Given information:
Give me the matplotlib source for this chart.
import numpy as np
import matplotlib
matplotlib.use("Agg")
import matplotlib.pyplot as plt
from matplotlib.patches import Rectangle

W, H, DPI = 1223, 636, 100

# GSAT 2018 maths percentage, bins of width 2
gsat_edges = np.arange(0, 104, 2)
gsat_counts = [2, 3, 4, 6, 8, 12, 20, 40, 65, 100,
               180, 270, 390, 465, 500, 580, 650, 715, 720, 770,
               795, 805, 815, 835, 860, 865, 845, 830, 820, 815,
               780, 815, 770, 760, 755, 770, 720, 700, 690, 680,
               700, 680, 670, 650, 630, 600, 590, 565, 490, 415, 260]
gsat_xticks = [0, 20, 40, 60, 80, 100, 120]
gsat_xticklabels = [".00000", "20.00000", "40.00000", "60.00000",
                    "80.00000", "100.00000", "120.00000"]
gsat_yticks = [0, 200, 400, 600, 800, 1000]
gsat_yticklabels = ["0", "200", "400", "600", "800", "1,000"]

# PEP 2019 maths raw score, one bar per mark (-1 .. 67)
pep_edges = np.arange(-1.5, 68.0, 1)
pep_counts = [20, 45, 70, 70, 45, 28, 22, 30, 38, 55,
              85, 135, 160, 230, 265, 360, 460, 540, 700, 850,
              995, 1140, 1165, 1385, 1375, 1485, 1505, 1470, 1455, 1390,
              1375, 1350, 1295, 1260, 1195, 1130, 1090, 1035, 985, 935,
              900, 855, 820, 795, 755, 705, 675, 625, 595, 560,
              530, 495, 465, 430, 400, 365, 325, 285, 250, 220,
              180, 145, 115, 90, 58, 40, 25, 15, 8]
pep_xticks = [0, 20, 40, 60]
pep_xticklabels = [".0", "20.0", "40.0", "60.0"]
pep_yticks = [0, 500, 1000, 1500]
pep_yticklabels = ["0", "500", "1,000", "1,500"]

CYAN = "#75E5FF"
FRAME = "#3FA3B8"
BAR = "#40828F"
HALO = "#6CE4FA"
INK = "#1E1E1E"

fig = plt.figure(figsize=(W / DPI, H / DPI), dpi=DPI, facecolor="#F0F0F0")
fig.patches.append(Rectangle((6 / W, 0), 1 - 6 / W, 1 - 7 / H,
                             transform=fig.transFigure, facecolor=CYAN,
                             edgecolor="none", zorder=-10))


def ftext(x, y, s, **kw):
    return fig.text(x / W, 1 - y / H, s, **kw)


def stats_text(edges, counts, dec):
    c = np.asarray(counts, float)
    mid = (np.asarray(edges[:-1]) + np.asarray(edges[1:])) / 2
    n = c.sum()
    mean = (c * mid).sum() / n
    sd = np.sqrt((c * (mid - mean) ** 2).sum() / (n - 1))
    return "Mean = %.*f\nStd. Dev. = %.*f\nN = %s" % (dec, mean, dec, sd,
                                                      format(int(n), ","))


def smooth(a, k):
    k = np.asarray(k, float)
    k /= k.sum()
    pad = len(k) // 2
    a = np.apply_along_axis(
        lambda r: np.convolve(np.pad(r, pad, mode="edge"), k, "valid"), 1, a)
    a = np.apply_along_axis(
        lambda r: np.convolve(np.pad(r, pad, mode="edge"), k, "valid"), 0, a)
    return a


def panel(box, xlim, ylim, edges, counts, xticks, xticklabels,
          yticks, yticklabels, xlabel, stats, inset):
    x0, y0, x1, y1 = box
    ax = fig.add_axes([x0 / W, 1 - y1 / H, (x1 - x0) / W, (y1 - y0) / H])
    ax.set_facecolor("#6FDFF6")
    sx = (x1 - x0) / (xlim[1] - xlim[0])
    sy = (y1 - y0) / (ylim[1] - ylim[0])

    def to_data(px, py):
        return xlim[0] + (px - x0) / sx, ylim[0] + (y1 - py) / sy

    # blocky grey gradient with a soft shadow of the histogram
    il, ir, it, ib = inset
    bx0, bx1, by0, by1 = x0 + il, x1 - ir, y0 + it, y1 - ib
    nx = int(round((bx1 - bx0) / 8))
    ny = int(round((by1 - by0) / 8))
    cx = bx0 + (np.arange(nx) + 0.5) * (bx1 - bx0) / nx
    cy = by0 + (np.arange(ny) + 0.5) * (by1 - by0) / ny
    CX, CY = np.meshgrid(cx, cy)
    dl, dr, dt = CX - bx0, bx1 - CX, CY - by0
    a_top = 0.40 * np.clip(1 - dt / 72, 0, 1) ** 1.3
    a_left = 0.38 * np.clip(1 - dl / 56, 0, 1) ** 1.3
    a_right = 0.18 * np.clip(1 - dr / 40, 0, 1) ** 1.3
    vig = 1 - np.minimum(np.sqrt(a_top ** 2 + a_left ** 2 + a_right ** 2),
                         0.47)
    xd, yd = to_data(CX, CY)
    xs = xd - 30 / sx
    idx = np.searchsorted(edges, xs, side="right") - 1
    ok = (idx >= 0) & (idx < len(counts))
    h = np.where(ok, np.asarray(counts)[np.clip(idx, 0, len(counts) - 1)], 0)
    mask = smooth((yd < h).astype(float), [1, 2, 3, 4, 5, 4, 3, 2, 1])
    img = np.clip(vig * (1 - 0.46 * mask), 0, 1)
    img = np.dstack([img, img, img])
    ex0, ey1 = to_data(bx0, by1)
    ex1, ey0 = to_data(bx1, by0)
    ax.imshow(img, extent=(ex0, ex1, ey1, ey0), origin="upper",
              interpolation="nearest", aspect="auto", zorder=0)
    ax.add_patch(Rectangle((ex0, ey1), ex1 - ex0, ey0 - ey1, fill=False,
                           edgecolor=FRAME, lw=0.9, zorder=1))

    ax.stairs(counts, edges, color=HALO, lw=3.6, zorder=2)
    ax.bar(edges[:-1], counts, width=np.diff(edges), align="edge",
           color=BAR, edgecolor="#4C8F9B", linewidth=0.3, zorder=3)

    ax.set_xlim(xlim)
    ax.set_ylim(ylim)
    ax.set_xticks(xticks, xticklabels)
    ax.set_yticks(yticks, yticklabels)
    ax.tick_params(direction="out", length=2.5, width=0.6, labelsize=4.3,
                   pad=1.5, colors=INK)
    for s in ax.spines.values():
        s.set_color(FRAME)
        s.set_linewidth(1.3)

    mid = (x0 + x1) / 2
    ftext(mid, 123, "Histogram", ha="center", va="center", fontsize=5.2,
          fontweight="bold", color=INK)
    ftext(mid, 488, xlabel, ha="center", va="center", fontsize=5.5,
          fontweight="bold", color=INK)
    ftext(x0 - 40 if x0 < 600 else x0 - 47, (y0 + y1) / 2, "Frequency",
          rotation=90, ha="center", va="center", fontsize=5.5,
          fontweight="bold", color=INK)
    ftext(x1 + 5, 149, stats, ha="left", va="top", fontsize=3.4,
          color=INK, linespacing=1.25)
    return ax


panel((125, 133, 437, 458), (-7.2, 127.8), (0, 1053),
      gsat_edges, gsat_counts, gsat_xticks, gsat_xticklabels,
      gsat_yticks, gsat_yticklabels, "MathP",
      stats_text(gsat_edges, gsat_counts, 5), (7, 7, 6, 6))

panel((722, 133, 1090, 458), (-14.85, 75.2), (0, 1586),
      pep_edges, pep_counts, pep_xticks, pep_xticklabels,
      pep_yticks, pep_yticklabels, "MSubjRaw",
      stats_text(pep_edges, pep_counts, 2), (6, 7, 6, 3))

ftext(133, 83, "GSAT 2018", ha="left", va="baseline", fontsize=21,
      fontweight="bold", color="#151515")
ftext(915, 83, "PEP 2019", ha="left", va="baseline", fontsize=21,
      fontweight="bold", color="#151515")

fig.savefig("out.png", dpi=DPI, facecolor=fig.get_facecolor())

Exercise: Set down, exactly as written, each line of the data from its opening line through the one containing "W, H, DPI = 1223, 636, 100". Output nothing more.

Solution to the problem:
Give me the matplotlib source for this chart.
import numpy as np
import matplotlib
matplotlib.use("Agg")
import matplotlib.pyplot as plt
from matplotlib.patches import Rectangle

W, H, DPI = 1223, 636, 100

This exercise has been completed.